El machismo, una de las variantes de la violencia, lo penetra todo y está tematizado en el capítulo “Mariana”. Los hermanos de Ángela, que consumen pornografía de modo compulsivo y piensan en las mujeres como meros objetos llenos de orificios, son incapaces, ya no de respetar, sino tan siquiera de asimilar el hecho de que una mujer pueda agenciar su propio deseo. Mariana, que esperaba encontrarse y seducir a Guzmán en la fiesta de cumpleaños que Ángela le había preparado, acaba experimentando, en manos de los dos hermanos de ésta, “el gargajo húmedo y poroso de la humillación”, y al final, según parece, será brutalmente asesinada. Este episodio plasma de modo paradigmático y clarividente cómo, en una sociedad enfermiza y radicalmente misógina, una mujer que reclama mayor libertad sexual puede acabar abocada a la autodestrucción, pues el modelo según el que se ha forjado es inoperante en un contexto que la cosifica.

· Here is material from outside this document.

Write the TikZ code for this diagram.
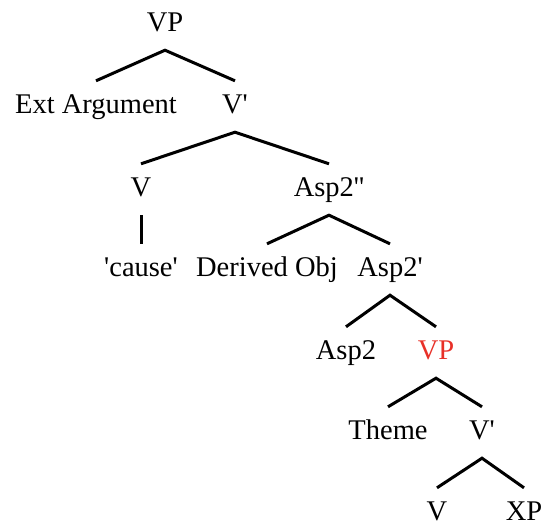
\documentclass[tikz,border=0pt]{standalone}
\usepackage{fontspec}
\setmainfont{Liberation Serif}
\definecolor{vpred}{RGB}{232,48,40}
\begin{document}
\begin{tikzpicture}[x=1pt,y=1pt,
  lbl/.style={anchor=base,font=\fontsize{28.5}{30}\selectfont,text height=19pt,text depth=6pt,inner xsep=0pt,inner ysep=13pt},
  br/.style={line width=3pt}]
\useasboundingbox (0,0) rectangle (544,-525);
\node[lbl] (vp) at (165,-31) {VP};
\node[lbl] (ext) at (96,-113) {Ext Argument};
\node[lbl] (vbar) at (235,-113) {V\textquotesingle};
\node[lbl] (v) at (141,-196) {V};
\node[lbl] (asptwo) at (329,-196) {Asp2\textquotesingle\textquotesingle};
\node[lbl] (cause) at (141,-276) {\textquotesingle cause\textquotesingle};
\node[lbl] (dobj) at (267,-276) {Derived Obj};
\node[lbl] (aspbar) at (390,-276) {Asp2\textquotesingle};
\node[lbl] (asp) at (346,-359) {Asp2};
\node[lbl,text=vpred] (vpr) at (436,-359) {VP};
\node[lbl] (theme) at (388,-439) {Theme};
\node[lbl] (vbartwo) at (482,-439) {V\textquotesingle};
\node[lbl] (vtwo) at (437,-520) {V};
\node[lbl] (xp) at (524,-520) {XP};
\draw[br] (ext.north) -- (vp.south) -- (vbar.north);
\draw[br] (v.north) -- (vbar.south) -- (asptwo.north);
\draw[br] (v.south) -- (cause.north);
\draw[br] (dobj.north) -- (asptwo.south) -- (aspbar.north);
\draw[br] (asp.north) -- (aspbar.south) -- (vpr.north);
\draw[br] (theme.north) -- (vpr.south) -- (vbartwo.north);
\draw[br] (vtwo.north) -- (vbartwo.south) -- (xp.north);
\end{tikzpicture}
\end{document}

Es de destacar el fraseo rítmico de una prosa que, acogiendo en su seno toda la impureza y la sordidez de la vida, ofrece imágenes tan crudas como fulgurantes: “El viento se afiló tras una curva”; “Todos sus poros se abrieron e incendiaron como si estuvieran lijándole el cuerpo”. La gran baza de la novela, además del lenguaje, es la potencialidad enigmática de los vínculos que anudan a los personajes, el magma oscuro del inconsciente -“Una voz  de mujer gemía dentro de su cabeza como arrastrándose por el suelo de una caverna forrada de óxido”- que construye un mundo paralelo mucho más fascinante que la vida real. Más que tratar de elucidar el sustrato de verdad que subyace a los trances visionarios de los personajes, el lector de Un mundo infiel desea dejarse llevar por la sugestión de una atmósfera que delata una violencia impune, una crueldad extasiada. El mundo es infiel porque las versiones de los hechos resultan imprecisas, incluso crípticas, y los hombres se revelan incapaces de comprender o traducir los motivos profundos que los empujan y enardecen.

Ana Prieto Nadal

Ana Prieto Nadal es licenciada en Filología Clásica (UB) y Doctora en Filología Hispánica (UNED), y está especializada en el estudio del teatro contemporáneo. Como escritora, obtuvo el premio Ojo Crítico por su novela 'La matriz y la sombra' (Acantilado, 2002) y tiene relatos publicados en la revista 'Granta en español', 'El silencio en boca de todos' (Emecé Editores, 2004) y en la antología 'Todo un placer' (Berenice, 2005); también participó en el proyecto europeo Scritture Giovani 2006. En la actualidad, es miembro del Grupo de Investigación del SELITEN@T y compagina la investigación literaria y teatral con la docencia de lenguas clásicas. Ha colaborado en revistas especializadas como 'Acotaciones', 'Anagnórisis', 'Don Galán', 'Pasavento', 'Signa' y 'Tropelías', entre otras, y ejerce la crítica literaria en 'Quimera' y 'Revista de Letras'.